At the very least I'd have expected some commitment to phasing out the use of coal - but COP26 wasn't even able to do that, watering down its ambitions in the face of opposition from India and China. Smaller nations, many of them vulnerable and disproportionately likely to be effected by climate change, were not adequately listened to when expressing concerns about "loss and damage". 

It was not surprising that India, China and South Africa would raise objections, but little thought seems to have been given in advance to addressing these and how to bring these countries on board. Similarly, it was not surprising that many nations would, quite justifiably, have wanted stronger provisions "for loss and damage". Again, this should have been foreseen and some better attempt to address these concerns made. 

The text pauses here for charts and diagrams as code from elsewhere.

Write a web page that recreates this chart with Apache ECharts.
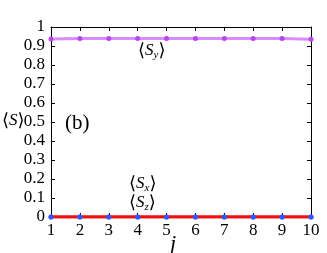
<!DOCTYPE html>
<html><head><meta charset="utf-8">
<script src="https://cdn.jsdelivr.net/npm/echarts@6/dist/echarts.min.js"></script>
<style>html,body{margin:0;padding:0;background:#fff}#c{width:327px;height:253px}</style>
</head><body><div id="c"></div>
<script>
const sites = [1,2,3,4,5,6,7,8,9,10];
const Sy = [0.937,0.94,0.94,0.94,0.94,0.94,0.94,0.94,0.94,0.935];
const Sx = [0,0,0,0,0,0,0,0,0,0];
const Sz = [0,0,0,0,0,0,0,0,0,0];
const yTicks = [0,0.1,0.2,0.3,0.4,0.5,0.6,0.7,0.8,0.9,1];

const F = 'Liberation Serif';
const chart = echarts.init(document.getElementById('c'));
const pair = (xs, ys) => xs.map((x,i)=>[x, ys[i]]);
const axBase = {
  axisLine:{show:true,onZero:false,lineStyle:{color:'#000',width:1}},
  axisTick:{show:true,inside:true,length:4,lineStyle:{color:'#000'}},
  splitLine:{show:false}
};
const lab = {a:{fontFamily:F,fontSize:17,color:'#000'}};
const sub = {i:{fontFamily:F,fontStyle:'italic',fontSize:17},
             s:{fontFamily:F,fontStyle:'italic',fontSize:11,verticalAlign:'bottom',padding:[8,0,0,0]},
             b:{fontFamily:'DejaVu Serif',fontSize:18}};
chart.setOption({
  animation:false,
  textStyle:{fontFamily:F,fontSize:16,color:'#000'},
  grid:{left:51,right:16,top:27,bottom:36},
  xAxis:[
    Object.assign({type:'value',min:1,max:10,interval:1,position:'bottom',
      axisLabel:{color:'#000',fontFamily:F,fontSize:17,margin:5,rich:lab,
        formatter:v=>'{a|'+v+'}'}},axBase),
    Object.assign({type:'value',min:1,max:10,interval:1,position:'top',axisLabel:{show:false}},axBase)
  ],
  yAxis:[
    Object.assign({type:'value',min:0,max:1,interval:0.1,position:'left',
      axisLabel:{color:'#000',fontFamily:F,fontSize:17,margin:6,rich:lab,
        formatter:v=>{const t=yTicks.find(y=>Math.abs(y-v)<1e-9);return t===undefined?'':'{a|'+t+'}';}}},axBase),
    Object.assign({type:'value',min:0,max:1,interval:0.1,position:'right',axisLabel:{show:false}},axBase)
  ],
  series:[
    {type:'line',data:pair(sites,Sy),symbol:'circle',symbolSize:5,
      lineStyle:{color:'rgba(204,102,255,0.75)',width:3},itemStyle:{color:'#bb44ee'}},
    {type:'line',data:pair(sites,Sx),symbol:'circle',symbolSize:5,
      lineStyle:{color:'#ee1111',width:3},itemStyle:{color:'#3355ff'}},
    {type:'line',data:pair(sites,Sz),symbol:'circle',symbolSize:5,
      lineStyle:{color:'#ee1111',width:3},itemStyle:{color:'#3355ff'}}
  ],
  graphic:[
    {type:'text',left:138,top:42,style:{text:'{b|⟨}{i|S}{s|y}{b|⟩}',fill:'#000',rich:sub}},
    {type:'text',left:129,top:175,style:{text:'{b|⟨}{i|S}{s|x}{b|⟩}',fill:'#000',rich:sub}},
    {type:'text',left:129,top:194,style:{text:'{b|⟨}{i|S}{s|z}{b|⟩}',fill:'#000',rich:sub}},
    {type:'text',left:65,top:113,style:{text:'(b)',fontFamily:F,fontSize:21,fill:'#000'}},
    {type:'text',left:2,top:112,style:{text:'{b|⟨}{i|S}{b|⟩}',fill:'#000',rich:sub}},
    {type:'text',left:170,top:233,style:{text:'j',fontFamily:F,fontStyle:'italic',fontSize:22,fill:'#000'}}
  ]
});
</script></body></html>
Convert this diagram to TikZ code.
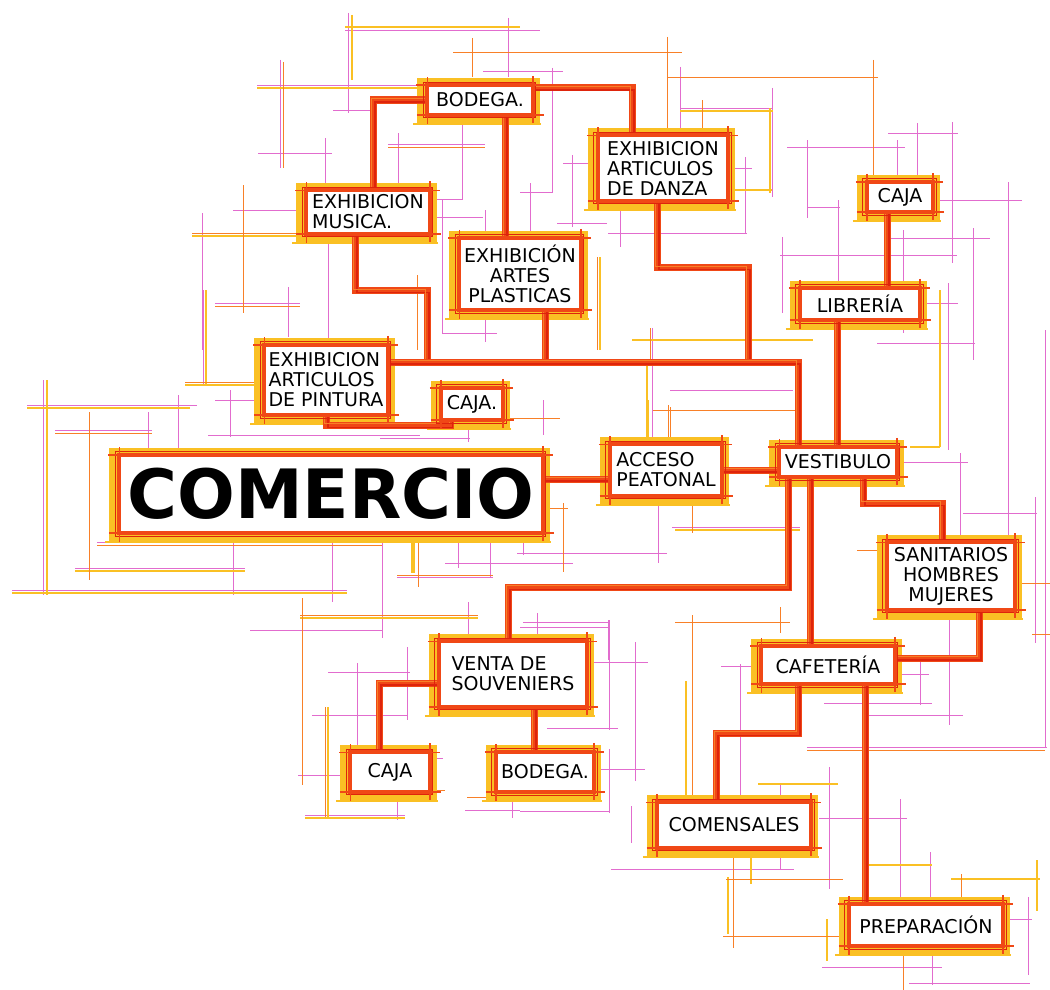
\documentclass[tikz,border=0pt]{standalone}
\usepackage{fontspec}
\newfontfamily\hand{DejaVu Sans}
\usetikzlibrary{calc}
\pgfdeclarelayer{bg}\pgfdeclarelayer{yl}\pgfdeclarelayer{cn}
\pgfsetlayers{bg,yl,cn,main}
\definecolor{ored}{RGB}{240,72,22}
\definecolor{dred}{RGB}{222,36,12}
\definecolor{orng}{RGB}{248,128,40}
\definecolor{yel}{RGB}{250,192,36}
\definecolor{pnk}{RGB}{226,108,206}
\newcommand\cnx[1]{\begin{pgfonlayer}{cn}
 \draw[ored,line width=7pt] #1;
 \draw[dred,line width=1.3pt,transform canvas={shift={(2pt,-2pt)}}] #1;
 \draw[orng,line width=1.1pt,transform canvas={shift={(-1.5pt,1.5pt)}}] #1;
 \end{pgfonlayer}}
\begin{document}
\begin{tikzpicture}[x=1pt,y=-1pt,
  pk/.style={draw=pnk,line width=0.8pt},
  yw/.style={draw=yel,line width=1.2pt},
  og/.style={draw=orng,line width=0.9pt},
  box/.style={fill=white,inner sep=2pt,text=black,font={\hand\fontsize{19}{20}\selectfont}}]
\useasboundingbox (0,0) rectangle (1050,990);
\begin{pgfonlayer}{bg}
\fill[white] (0,0) rectangle (1050,990);
\foreach \a/\b/\c/\d in {348/13/348/113, 345/30/540/30, 508/18/508/77, 483/71/563/71, 257/85/423/85, 280/60/280/168, 333/110/373/110, 258/153/332/153, 325/138/325/187, 388/144/485/144, 398/133/398/187, 462/110/462/200, 233/210/303/210, 202/213/202/350, 215/303/300/303, 288/287/288/337, 328/233/328/347, 432/217/483/217, 442/200/442/333, 442/333/497/333, 485/210/485/342, 427/199/463/199,
552/68/552/193, 520/192/552/192, 680/67/680/137, 680/108/773/108, 772/88/772/197, 720/168/752/168, 745/157/745/233, 608/233/747/233, 620/193/620/247, 563/163/603/163, 572/155/572/227, 557/223/607/223, 530/183/530/237, 787/147/905/147, 807/140/807/218, 807/207/840/207, 838/200/838/287, 888/133/958/133, 917/123/917/187, 952/122/952/263, 897/140/897/180, 937/200/1022/200, 1008/182/1008/577, 890/238/990/238, 780/255/957/255, 782/237/782/313, 973/228/973/360, 903/230/903/333, 913/303/958/303, 877/343/975/343, 948/283/948/450,
897/462/968/462, 960/453/960/540, 963/513/1037/513, 1035/497/1035/643, 1045/330/1045/747, 807/747/1047/747,
27/405/197/405, 43/380/43/595, 55/430/152/430, 148/412/148/452, 178/395/178/457, 203/290/203/385, 215/400/257/400, 230/390/230/437, 208/435/420/435, 97/542/382/542,
12/590/347/590, 75/568/245/568, 233/540/233/595, 332/537/332/602, 382/537/382/638, 250/630/383/630, 468/602/468/647, 328/672/410/672, 357/663/357/750, 407/647/407/720, 312/715/408/715, 298/775/350/775, 305/815/405/815, 397/792/397/820, 427/758/443/758, 465/810/520/810, 512/793/512/818, 445/563/493/563, 458/540/458/568,
397/577/493/577, 490/533/490/577, 445/563/573/563, 523/533/523/555, 517/553/667/553, 658/498/658/563, 672/527/800/527, 543/400/543/435, 380/438/470/438, 468/425/468/442, 537/613/537/640, 523/622/608/622, 608/620/608/660,
581/662/648/662, 609/620/609/730, 520/627/610/627, 635/642/635/781, 547/728/618/728, 601/769/645/769, 520/811/610/811, 609/749/609/813, 721/666/762/666, 740/664/740/850, 824/703/932/703, 868/715/963/715, 949/614/949/725, 920/657/920/705, 892/674/929/674, 611/869/794/869, 631/806/631/843, 780/784/780/870, 819/818/907/818, 900/799/900/912, 930/852/930/901, 909/983/1030/983, 1028/897/1028/975, 1006/919/1032/919, 932/948/932/985, 822/967/942/967, 829/767/829/889, 652/328/652/440, 670/390/793/390}
  {\draw[pk] (\a,\b) -- (\c,\d);}
\foreach \a/\b/\c/\d in {345/27/520/27, 257/88/423/88, 192/236/300/236, 680/111/773/111, 770/108/770/193, 727/190/772/190, 600/257/600/350, 632/340/813/340, 940/290/940/447, 910/447/940/447, 648/400/648/437, 27/408/190/408, 47/380/47/595, 185/385/257/385, 206/290/206/385, 12/593/347/593, 75/571/245/571, 300/618/478/618, 328/707/328/817, 305/818/405/818, 675/530/800/530, 686/681/686/803, 728/877/728/934, 758/784/838/784, 751/843/751/884, 868/865/932/865, 951/879/1040/879, 1037/860/1037/911, 827/919/827/961, 647/363/647/440, 352/15/352/80}
  {\draw[yw] (\a,\b) -- (\c,\d);}
\foreach \a/\b/\c/\d in {453/52/682/52, 472/38/472/77, 283/62/283/168, 388/147/485/147, 192/233/303/233, 243/185/243/313, 215/306/300/306, 417/275/417/350, 667/37/667/137, 667/77/878/77, 873/60/873/187, 702/100/702/137, 597/257/597/350, 650/328/650/360, 653/410/800/410, 668/405/668/438, 502/418/560/418, 55/433/152/433, 185/382/257/382, 97/545/382/545, 300/615/478/615, 302/598/302/785, 325/707/325/817, 343/790/445/790, 397/575/493/575, 467/797/520/797, 418/540/418/587, 563/503/563/572, 530/508/568/508, 692/497/692/533, 675/622/790/622, 780/607/780/633, 692/615/692/801, 733/836/733/948, 726/879/843/879, 723/936/844/936, 961/874/961/901, 903/941/903/990, 807/750/1045/750, 1032/634/1050/634, 1015/583/1050/583, 857/550/900/550, 89/412/89/580, 670/407/670/440}
  {\draw[og] (\a,\b) -- (\c,\d);}
\draw[yel,line width=4pt] (413,540) -- (413,573);
\end{pgfonlayer}

% nodes
\node[box,minimum width=105pt,minimum height=29pt] (bodA) at (480,100) {BODEGA.};
\node[box,align=left,minimum width=130pt,minimum height=65pt] (danza) at (663,168) {EXHIBICION\\ARTICULOS\\DE DANZA};
\node[box,align=left,minimum width=123pt,minimum height=43pt] (musica) at (368,212) {EXHIBICION\\MUSICA.};
\node[box,align=center,minimum width=121pt,minimum height=72pt] (artes) at (520,274) {EXHIBICIÓN\\ARTES\\PLASTICAS};
\node[box,minimum width=66pt,minimum height=30pt] (cajaR) at (900,197) {CAJA};
\node[box,minimum width=120pt,minimum height=32pt] (libreria) at (860,304) {LIBRERÍA};
\node[box,align=left,minimum width=123pt,minimum height=70pt] (pintura) at (326,380) {EXHIBICION\\ARTICULOS\\DE PINTURA};
\node[box,minimum width=62pt,minimum height=32pt] (cajaM) at (472,404) {CAJA.};
\node[box,minimum width=423pt,minimum height=78pt,font={\hand\bfseries\fontsize{68}{68}\selectfont}] (comercio) at (331,494) {COMERCIO};
\node[box,align=left,minimum width=112pt,minimum height=51pt] (acceso) at (666,470) {ACCESO\\PEATONAL};
\node[box,minimum width=117pt,minimum height=30pt] (vestibulo) at (838,462) {VESTIBULO};
\node[box,align=center,minimum width=128pt,minimum height=67pt] (sanitarios) at (951,576) {SANITARIOS\\HOMBRES\\MUJERES};
\node[box,align=left,minimum width=148pt,minimum height=65pt] (venta) at (513,674) {VENTA DE\\SOUVENIERS};
\node[box,minimum width=133pt,minimum height=38pt] (cafeteria) at (828,665) {CAFETERÍA};
\node[box,minimum width=79pt,minimum height=39pt] (cajaL) at (390,772) {CAJA};
\node[box,minimum width=98pt,minimum height=40pt] (bodegaL) at (545,772) {BODEGA.};
\node[box,minimum width=154pt,minimum height=45pt] (comensales) at (734,825) {COMENSALES};
\node[box,minimum width=154pt,minimum height=42pt] (preparacion) at (926,925) {PREPARACIÓN};

% box borders
\foreach \n in {bodA,danza,musica,artes,cajaR,libreria,pintura,cajaM,comercio,acceso,vestibulo,sanitarios,venta,cafeteria,cajaL,bodegaL,comensales,preparacion}{
  \begin{pgfonlayer}{yl}
  \draw[yel,line width=8pt] ($(\n.south west)+(-6,4)$) rectangle ($(\n.north east)+(3,-3)$);
  \draw[yel,line width=2.2pt] ($(\n.south west)+(-14,9)$) -- ($(\n.south east)+(8,9)$);
  \draw[yel,line width=2.2pt] ($(\n.north west)+(-9,-6)$) -- ($(\n.south west)+(-9,10)$);
  \end{pgfonlayer}
  \draw[ored,line width=3.8pt] (\n.south west) rectangle (\n.north east);
  \draw[dred,line width=1.3pt] ($(\n.south west)+(-4,3)$) rectangle ($(\n.north east)+(3,-3)$);
  \draw[ored,line width=1.6pt] ($(\n.north west)+(-11,0)$) -- ($(\n.north east)+(10,0)$);
  \draw[ored,line width=1.6pt] ($(\n.south west)+(-10,0)$) -- ($(\n.south east)+(11,0)$);
  \draw[ored,line width=1.6pt] ($(\n.north west)+(0,-8)$) -- ($(\n.south west)+(0,9)$);
  \draw[ored,line width=1.6pt] ($(\n.north east)+(0,-9)$) -- ($(\n.south east)+(0,8)$);
}

% helper coordinates
\coordinate (bus) at (0,362);
\coordinate (j1) at (427,362);
\coordinate (j2) at (545,362);
\coordinate (j3) at (748,362);
\coordinate (busL) at (pintura.east |- bus);
\coordinate (p2) at ($(bodA.east)+(0,-12)$);
\coordinate (p3) at ($(bodA.south)+(25,0)$);
\coordinate (p4) at ($(musica.south)+(-13,0)$);
\coordinate (p5) at ($(artes.south)+(25,0)$);
\coordinate (p6) at ($(danza.south)+(-6,0)$);
\coordinate (p7) at ($(vestibulo.north)+(-40,0)$);
\coordinate (p8) at ($(cajaM.south west)+(10,0)$);
\coordinate (p9) at ($(comercio.east)+(0,-15)$);
\coordinate (p11) at ($(vestibulo.north)+(-1,0)$);
\coordinate (p12) at ($(cajaR.south)+(-13,0)$);
\coordinate (p13) at ($(vestibulo.south)+(-50,0)$);
\coordinate (p14) at ($(vestibulo.south)+(-28,0)$);
\coordinate (p15) at ($(vestibulo.south)+(25,0)$);
\coordinate (p16) at ($(sanitarios.south)+(28,0)$);
\coordinate (p17) at ($(venta.west)+(0,9)$);
\coordinate (p18) at ($(venta.south)+(21,0)$);
\coordinate (p19) at ($(cafeteria.south)+(-30,0)$);
\coordinate (p20) at ($(cafeteria.south)+(37,0)$);

% connectors
\cnx{(bodA.west) -| ($(musica.north)+(5,0)$)}
\cnx{(p2) -| ($(danza.north)+(-31,0)$)}
\cnx{(p3) -- (p3 |- artes.north)}
\cnx{(p4) -- ++(0,57) -| (j1)}
\cnx{(p5) -- (p5 |- j2)}
\cnx{(p6) -- ++(0,67) -| (j3)}
\cnx{(busL) -| (p7)}
\cnx{(pintura.south) |- ($(p8)+(0,5)$) -- (p8)}
\cnx{(p9) -- (p9 -| acceso.west)}
\cnx{(acceso.east) -- (acceso.east -| vestibulo.west)}
\cnx{(p11 |- libreria.south) -- (p11)}
\cnx{(p12) -- (p12 |- libreria.north)}
\cnx{(p13) -- ++(0,110) -| ($(venta.north)+(-5,0)$)}
\cnx{(p14) -- (p14 |- cafeteria.north)}
\cnx{(p15) -- ++(0,26) -| ($(sanitarios.north)+(-9,0)$)}
\cnx{(p16) |- ($(cafeteria.east)+(0,-7)$)}
\cnx{(p17) -| ($(cajaL.north)+(-11,0)$)}
\cnx{(p18) -- (p18 |- bodegaL.north)}
\cnx{(p19) -- ++(0,49) -| ($(comensales.north)+(-18,0)$)}
\cnx{(p20) -- (p20 |- preparacion.north)}
\end{tikzpicture}
\end{document}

Equally unsurprisingly, once again the needs of so many nations have been sidelined in order to achieve something that can disingenuously be hailed as a success for the world's leading economies. Mohamed Adow, director of Power Shift Africa, said: “The needs of the world’s vulnerable people have been sacrificed on the altar of the rich world’s selfishness. The outcome here reflects a COP held in the rich world and the outcome contains the priorities of the rich world.” It is very difficult to disagree.The poorer countries that have done the least to create the climate emergency will also be those most devastated by its effects and we cannot afford to ignore this reality.

Adow was not entirely pessimistic and also talked of "leaving empty-handed but morally stronger". However, this wasn't a forum to establish moral strength but to make a decisive step forward in efforts to tackle climate change. In that respect, COP has been an abject failure.

The emetic self-congratulation of delegates after approving a plan that can perhaps best be described as lukewarm neatly encapsulates where we are in terms of addressing the climate emergency. Talk of "new co-operation" is all good and well but means nothing if not backed by action. The US and China agreeing to collaborate to limit the global temperature rise to 1.5C is valueless without any kind of solid commitment.

Of course there was positive talk on deforestation, methane emissions and the future of oil and gas use, but very little that hasn't been heard before. Many had hopes that COP26 would represent more than a talking shop and that overdue commitments would be made. Not necessarily anything groundbreaking or radical - most of us are aware that was highly unlikely - but some bolder statements of intention and some broad commitment to achieve targets in an agreed timescale seemed a feasible outcome..

The Glasgow Climate Pact does not, sadly, go far enough. Yes, there have been some welcome statements and there is, undeniably, a change in mood that it would be churlish not to recognise. The language of emergency is necessary and welcome. Whatever the concerns of India, China and South Africa, there is a broad international consensus that th age of coal needs to come to an end. There was some recognition of the disporportionate impact climate change is having on poorer nations, leading to a proposal to develop a trillion dollar a year fund from 2025. Undeniably there was a fair amount of positivity among delegates that they hope to be able to take forward to Cairo in 2022. But none of this is enough and we are running out of time - we cannot keep kicking the can further down the road in the hope that next COP will deliver something decisive.

In politics I'm often accepting that gradual approaches to change can be effective. However, this is not merely politics and what has come out of COP26 tonight is bitterly disappointing for those who felt it is time for some stronger statements backed up by reasonable actions. 

UN Secretary-General António Guterres observed that "the path to progress is not always a straight line". He is, of course, correct, but I was not expecting a straight line - more a map with some unknown territory but at least agreement as to where we should end up and the roads we should be travelling down. I'm not really sure that's been achieved.

Prime Minister Boris Johnson, lacking Guterres's caution, hailed the outcome as "a big step forward". The tragic fact is that he almost certainly believes it. Labour Leader Keir Starmer demonstrated greater awareness of reality when he told reporters "we have seen too many promises for tomorrow, not the action that the climate emergency demands today...Glasgow has been a missed opportunity - a summit too often of climate delay not climate delivery".

Critically, what COP26 has been unable to do is to demonstrate how its agreed plan will be able to limit the global rise in temperature to 1.5 degrees. It also does little to address the power imbalance that continues to see the likes of India and China obstructing and undermining more ambitious progress.

Guterres tweeted "the climate battle is the fight of our lives and that fight must be won". Excuse the cynicism, but there was little indication that many of the key figures attending COP26 believed this and even less reason to think that we're any nearer to winning the battle. Those of us who hoped for real action on climate change this evening feel a great sense of helplessness, which is perhaps the greatest failure of a summit we believed would be able to at least provide a clear way forward.